Judge Jackson in the District of Columbia declined to award either party summary judgment, dismissing their motions without prejudice. Though she found both party’s arguments compelling, she ruled on Nov. 13 that the administrative record contains insufficient evidence to decide the matter and ordered both sides to submit additional briefs.
Jackson rejected the service’s argument that Otay Mesa could not demonstrate imminent harm from the Riverside fairy shrimp habitat designation. Since the designation will tack on additional costs to its planned recycling and landfill project, it clearly “has a personal stake in this matter and, thus, has constitutional standing to seek review of the 2012 final rule,” Jackson wrote.

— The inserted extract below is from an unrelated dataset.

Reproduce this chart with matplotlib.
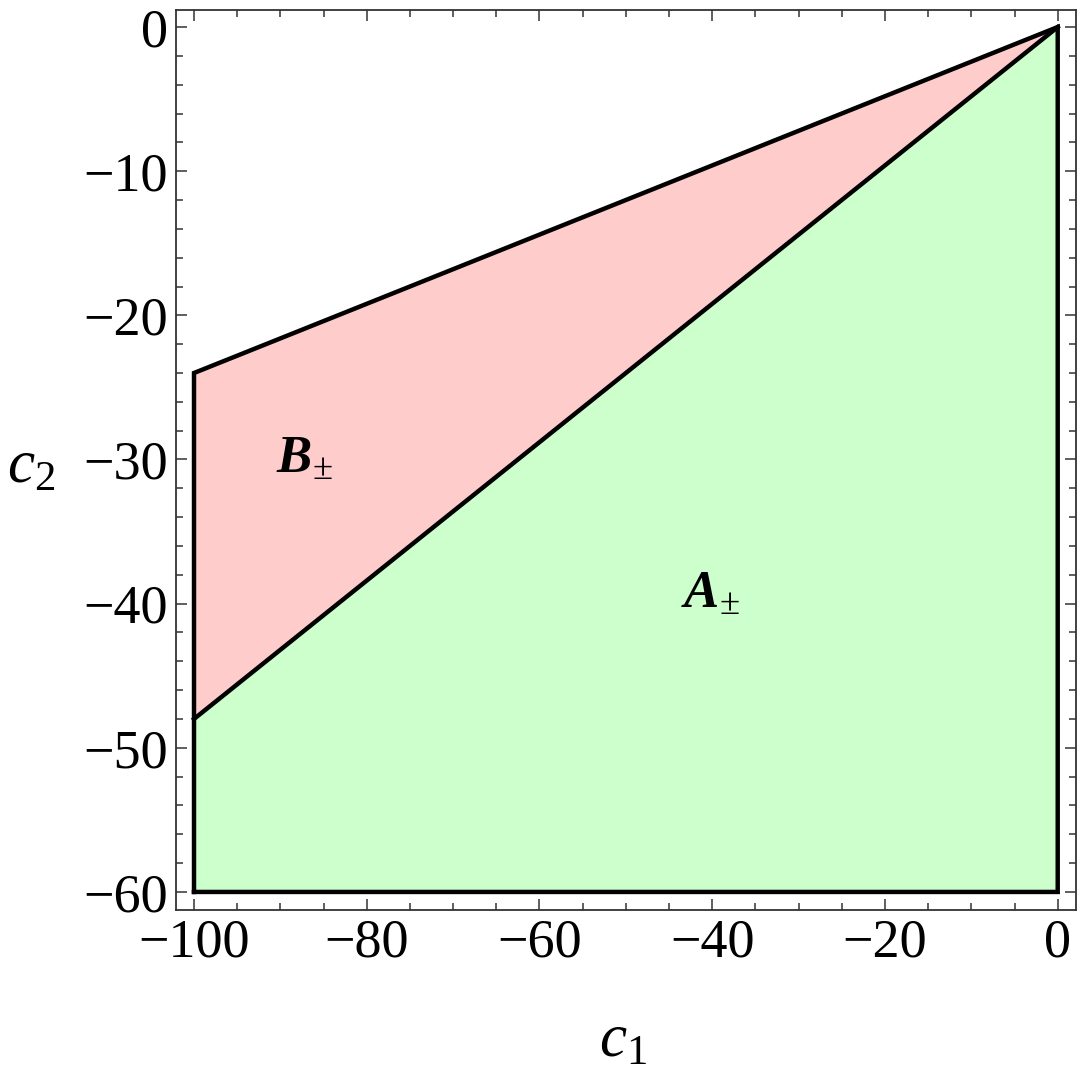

Though Otay Mesa’s injuries are of an economic rather than environmental nature, it still has standing under NEPA because the “quality of the human environment” aspect of NEPA’s implementing regulations applies to the construction of the planned recycling facility, the ruling stated.
Nevertheless, Jackson held that the service’s designation of the vernal pool and surrounding watershed as critical habitat was neither arbitrary nor capricious.
Surveys taken by the service indicate that thousands of Riverside fairy shrimp live in the vernal pool during the wet season, and a large number of eggs and cysts were found in soil samples from the pool confirming that it is “occupied” under the Endangered Species Act. The service also submitted plenty of compelling evidence showing that surrounding watersheds are crucial to keep vernal pools filled and regulate their chemistry, according to the ruling.
Even if the vernal pool did not meet the Endangered Species Act’s “occupied” criteria, the service properly determined that the pool also qualifies as “unoccupied” habitat essential to preserving the shrimp that already live there because its features – wetland habitat, local watershed, and topography that supports pond formation – are crucial features to the conservation of the species, the ruling stated.
Otay Mesa’s argument that the service cannot simultaneously designate the pond as “occupied” and “unoccupied” fails because these determinations are not mutually exclusive under the statute, the ruling stated.
“This court has concluded that it was entirely reasonable for the Fish and Wildlife Service to apply its scientific expertise to the know facts and thereby deem the vernal pool and surrounding watershed as ‘critical habitat’ for the Riverside fairy shrimp,” Jackson wrote.
Arguments that the economic analysis was flawed because it did not account for the social impacts of “scuttling” the recycling center and landfill project fail because the service need not take social impacts of the “missed opportunity” into consideration, the ruling said.
The service’s use of the baseline method rather than the co-extensive methodology it has used in the past was proper here because “there are existing constraints on development of these lands due to the presence of the Riverside fairy shrimp” that would exist without the critical habitat designation, and the baseline method excludes such preexisting costs, Jackson wrote.
Though the Circuit is split on whether NEPA analysis applies to critical habitat designation, Jackson sided with the Ninth Circuit and found it unnecessary in this case because establishing critical habitat protects the environment without altering or interfering with it.
However, she determined that the service did not provide enough topographical evidence supporting its conclusion that the remaining 56 acres qualify as watershed for the vernal pool on Otay Mesa’s land.
Though the service expounded on its methodology and mentioned topographical maps supporting its conclusions, those maps are not in evidence and the record is “otherwise completely silent regarding the specific hydrology” of that land, the ruling said.
The judge ordered the parties to submit additional briefing to enable the court to assess the service’s rationality for designating the other 56 acres of the land as critical habitat for the Riverside fairy shrimp.
A spokesperson with the service’s California office told Courthouse News that the agency is “putting together our response as per the court’s request.”
The defendants were represented by Nancie Marzulla, who did not immediately return emailed comment requests sent Monday morning.